*Written exercise:*
Set all the material down again unchanged, without the pictures.

== Source data

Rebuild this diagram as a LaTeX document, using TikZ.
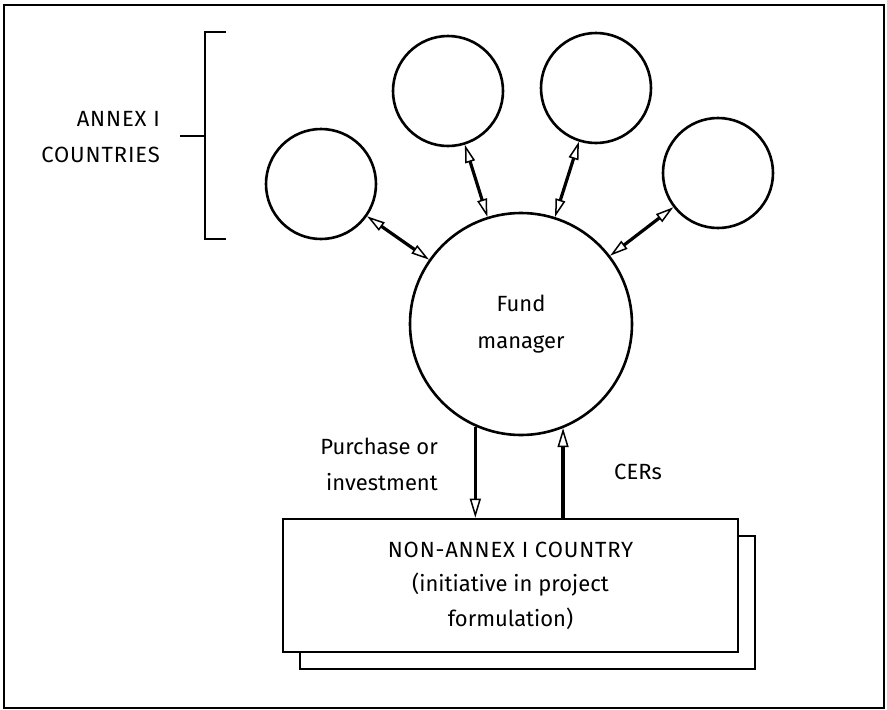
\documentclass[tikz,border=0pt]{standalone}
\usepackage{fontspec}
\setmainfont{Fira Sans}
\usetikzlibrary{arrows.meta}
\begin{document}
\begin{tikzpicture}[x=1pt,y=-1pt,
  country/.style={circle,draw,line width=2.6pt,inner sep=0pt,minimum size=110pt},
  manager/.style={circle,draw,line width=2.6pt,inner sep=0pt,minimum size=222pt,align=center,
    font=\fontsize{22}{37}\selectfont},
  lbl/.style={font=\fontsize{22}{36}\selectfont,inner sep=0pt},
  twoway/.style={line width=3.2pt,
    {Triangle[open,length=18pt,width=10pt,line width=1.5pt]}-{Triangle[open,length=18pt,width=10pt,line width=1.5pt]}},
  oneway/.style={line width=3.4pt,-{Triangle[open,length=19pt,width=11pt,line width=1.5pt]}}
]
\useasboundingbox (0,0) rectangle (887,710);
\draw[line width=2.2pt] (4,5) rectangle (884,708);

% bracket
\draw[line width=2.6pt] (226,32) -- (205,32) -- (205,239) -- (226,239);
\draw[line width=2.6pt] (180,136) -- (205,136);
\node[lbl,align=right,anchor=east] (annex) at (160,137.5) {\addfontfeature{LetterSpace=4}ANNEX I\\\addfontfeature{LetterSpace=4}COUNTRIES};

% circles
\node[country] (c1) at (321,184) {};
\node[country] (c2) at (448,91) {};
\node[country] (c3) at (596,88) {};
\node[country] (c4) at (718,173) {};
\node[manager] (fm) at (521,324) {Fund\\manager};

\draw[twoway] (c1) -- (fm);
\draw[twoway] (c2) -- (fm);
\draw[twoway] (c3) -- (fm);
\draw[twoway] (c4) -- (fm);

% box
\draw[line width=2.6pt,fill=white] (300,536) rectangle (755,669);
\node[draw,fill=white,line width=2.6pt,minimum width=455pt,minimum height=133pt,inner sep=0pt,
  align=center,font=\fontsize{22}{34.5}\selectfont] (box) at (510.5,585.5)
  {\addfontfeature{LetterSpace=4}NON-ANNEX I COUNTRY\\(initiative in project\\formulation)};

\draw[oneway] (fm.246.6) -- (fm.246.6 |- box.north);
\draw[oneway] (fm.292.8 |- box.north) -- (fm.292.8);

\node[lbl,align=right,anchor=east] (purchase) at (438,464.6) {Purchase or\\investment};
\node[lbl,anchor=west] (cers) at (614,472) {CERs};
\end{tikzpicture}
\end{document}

====

*Solution for this exercise:*
Rebuild this diagram as a LaTeX document, using TikZ.
\documentclass[tikz,border=0pt]{standalone}
\usepackage{fontspec}
\setmainfont{Fira Sans}
\usetikzlibrary{arrows.meta}
\begin{document}
\begin{tikzpicture}[x=1pt,y=-1pt,
  country/.style={circle,draw,line width=2.6pt,inner sep=0pt,minimum size=110pt},
  manager/.style={circle,draw,line width=2.6pt,inner sep=0pt,minimum size=222pt,align=center,
    font=\fontsize{22}{37}\selectfont},
  lbl/.style={font=\fontsize{22}{36}\selectfont,inner sep=0pt},
  twoway/.style={line width=3.2pt,
    {Triangle[open,length=18pt,width=10pt,line width=1.5pt]}-{Triangle[open,length=18pt,width=10pt,line width=1.5pt]}},
  oneway/.style={line width=3.4pt,-{Triangle[open,length=19pt,width=11pt,line width=1.5pt]}}
]
\useasboundingbox (0,0) rectangle (887,710);
\draw[line width=2.2pt] (4,5) rectangle (884,708);

% bracket
\draw[line width=2.6pt] (226,32) -- (205,32) -- (205,239) -- (226,239);
\draw[line width=2.6pt] (180,136) -- (205,136);
\node[lbl,align=right,anchor=east] (annex) at (160,137.5) {\addfontfeature{LetterSpace=4}ANNEX I\\\addfontfeature{LetterSpace=4}COUNTRIES};

% circles
\node[country] (c1) at (321,184) {};
\node[country] (c2) at (448,91) {};
\node[country] (c3) at (596,88) {};
\node[country] (c4) at (718,173) {};
\node[manager] (fm) at (521,324) {Fund\\manager};

\draw[twoway] (c1) -- (fm);
\draw[twoway] (c2) -- (fm);
\draw[twoway] (c3) -- (fm);
\draw[twoway] (c4) -- (fm);

% box
\draw[line width=2.6pt,fill=white] (300,536) rectangle (755,669);
\node[draw,fill=white,line width=2.6pt,minimum width=455pt,minimum height=133pt,inner sep=0pt,
  align=center,font=\fontsize{22}{34.5}\selectfont] (box) at (510.5,585.5)
  {\addfontfeature{LetterSpace=4}NON-ANNEX I COUNTRY\\(initiative in project\\formulation)};

\draw[oneway] (fm.246.6) -- (fm.246.6 |- box.north);
\draw[oneway] (fm.292.8 |- box.north) -- (fm.292.8);

\node[lbl,align=right,anchor=east] (purchase) at (438,464.6) {Purchase or\\investment};
\node[lbl,anchor=west] (cers) at (614,472) {CERs};
\end{tikzpicture}
\end{document}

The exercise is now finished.